In Lucrecia Martel’s magnificent drama, a Spanish officer stuck at a remote South American outpost numbs his burgeoning panic with erotic reveries
  
  

Perplexed hauteur … Daniel Giménez Cacho in Zama
Perplexed hauteur … Daniel Giménez Cacho in Zama Photograph: Strand Releasing/PR Company Handout

Horror and despair hover just out of the frame, or below the surface, or behind the curtain, of Lucrecia Martel’s mysterious and dreamlike movie Zama. It’s a film that returns Martel to her themes of guilt, sex and shame – her first picture, in fact, since the enigmatic The Headless Woman 10 years ago. But Zama, with its eerie andante tempo and period setting, gives her ideas a new exalted platform, a new theatrical and formal grandeur.

It’s the story of Diego de Zama, an 18th-century administrator in the service of imperial Spain, whose courageous exploits in battle long ago won him a sinecure as a magistrate in the brutally remote outpost of what is now Asunción, on the Paraguay River. Now he waits endlessly, frantically, desperately for news of the more glamorous and prestigious posting he once assumed would quickly follow and that would reunite him with his wife and children, left behind years before in Buenos Aires.

Zama is played by Daniel Giménez Cacho with a perplexed hauteur, like a caged eagle. He is utterly alone, with a mediocre stipend, and nothing to do but cultivate a gloomy sexual fascination with the local women and capricious white aristocratic ladies of his own circle; his sexual brooding is a kind of anaesthetic for the panic that would otherwise overwhelm him. Zama must also participate – jadedly, diffidently – in the official duties of state violence and racism: enforcing the enslavement of the indigenous peoples. As an Americano – that is, someone born in the Americas and not Spain – Zama suspects that he himself is regarded as a second-rater in the service. Is this why he has been forgotten, left behind in this burning swamp? He doesn’t know, and has no way of finding out.

It’s a waking nightmare that is part existential paralysis, part erotic reverie. Martel has adapted the 1956 novel by the Argentinian author Antonio di Benedetto, who has been rediscovered in the English-speaking world since Esther Allen published her translation for the NYRB Classics edition in 2000, with a fascinating introduction wondering whether the book’s languorous evocation of official cruelty foreshadowed Di Benedetto’s own imprisonment and torture at the hands of the Argentinian junta 20 years later, in the 70s.

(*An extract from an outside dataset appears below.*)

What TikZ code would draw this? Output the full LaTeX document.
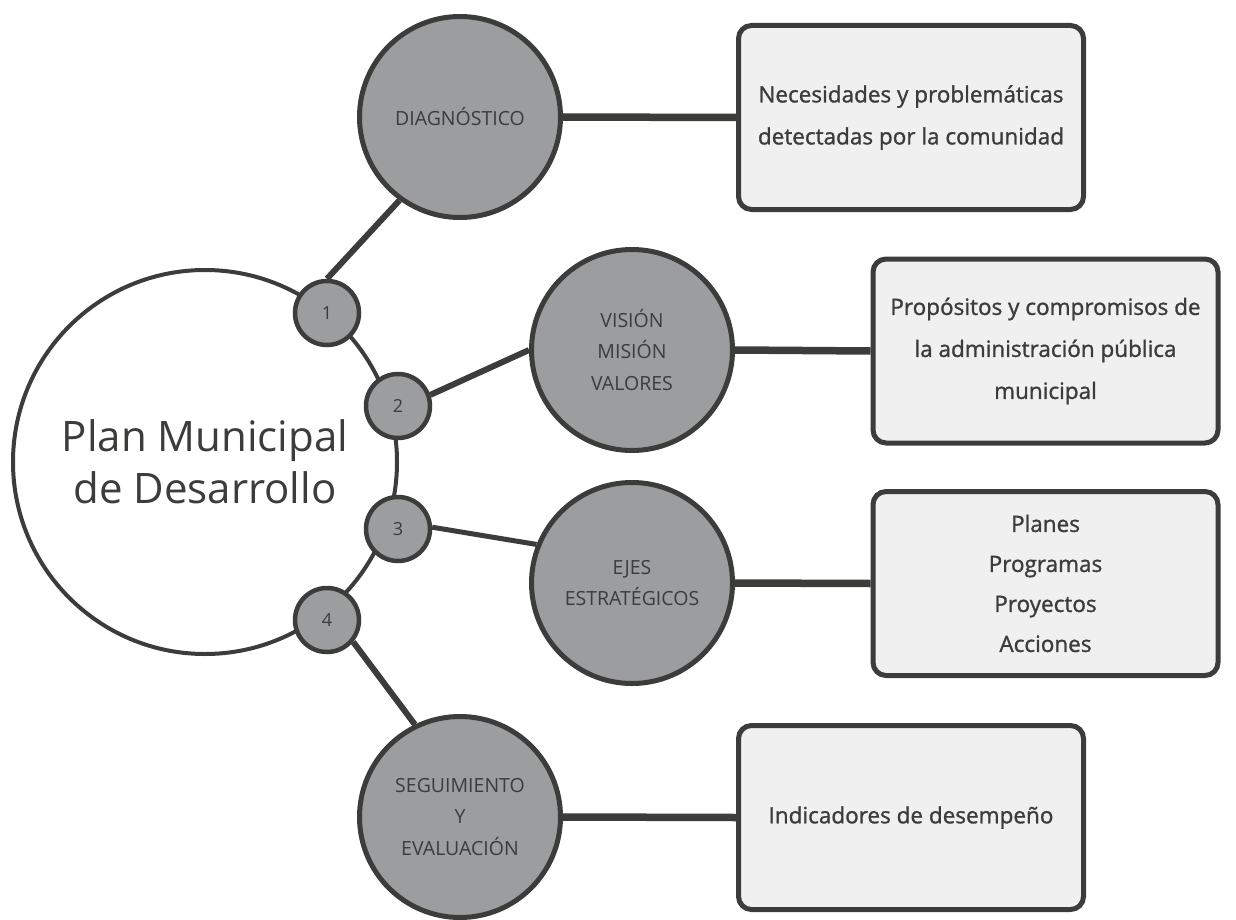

Zama is a story that obviously has something of Beckett and Kafka, but creates worryingly plausible real-world evocations of their cosmic loneliness and bureaucratic imprisonment. And its increasingly important and toxic plot development is Borgesian. The colonial officers, worried about their patent inability to keep the peace, are terrified by rumours of a certain all-powerful and legendary bandit Vicuña Porto. Eventually, out of pure frustrated rage, Zama will join an ad hoc military expedition pledged to capture and kill this spectral figure – only to suspect that he is closer to hand than anyone had imagined. Is Vicuña simply the ghost of their own colonial exhaustion and disgust?

Martel creates deeply strange tableaux of longing and alienation. Zama furtively lurks behind a rock, peeping at naked village women taking a mud bath. When one cries “Voyeur!” and chases him, he slaps her – a gesture of arrogance and spite made more pathetic by the unavailability of that married patrician beauty he is hopelessly courting: Luciana Piñares De Luenga, terrifically played by Almodóvar regular Lola Dueñas. The difference between their dreary parochial setting and the fanatically imagined refinement of Spain is ever-present. In one of these spartan salons, Luciana murmurs: “Europe is best remembered by those who were never there.”

The movie forcefully creates the colonial administrator’s stunned disgust and suppressed dismay: Martel’s Zama is not so far from Herzog’s Don Lope De Aguirre – or closer maybe to Coppola’s Capt Willard, journeying deep into the jungle on the orders of an imperial power. But Martel’s movie finds a emphasis different from Di Benedetto’s book. Her focus is not just on Zama’s gradual and pitiable breakdown, but on the violence that is crushing everyone. There is a different kind of orientalism at work here – an occidentalism, perhaps, an imperialism that has exoticised the peoples of the Americas to the west. Their bodies are fetishised: either bound up and chained, prior to beating and torture, or naked and exposed, in a way that discloses Zama’s horror of transgression, of giving way to his desires that may bind him here for ever. Zama is left with his tragicomic white man’s burden. A heatstruck world of desire and defeat.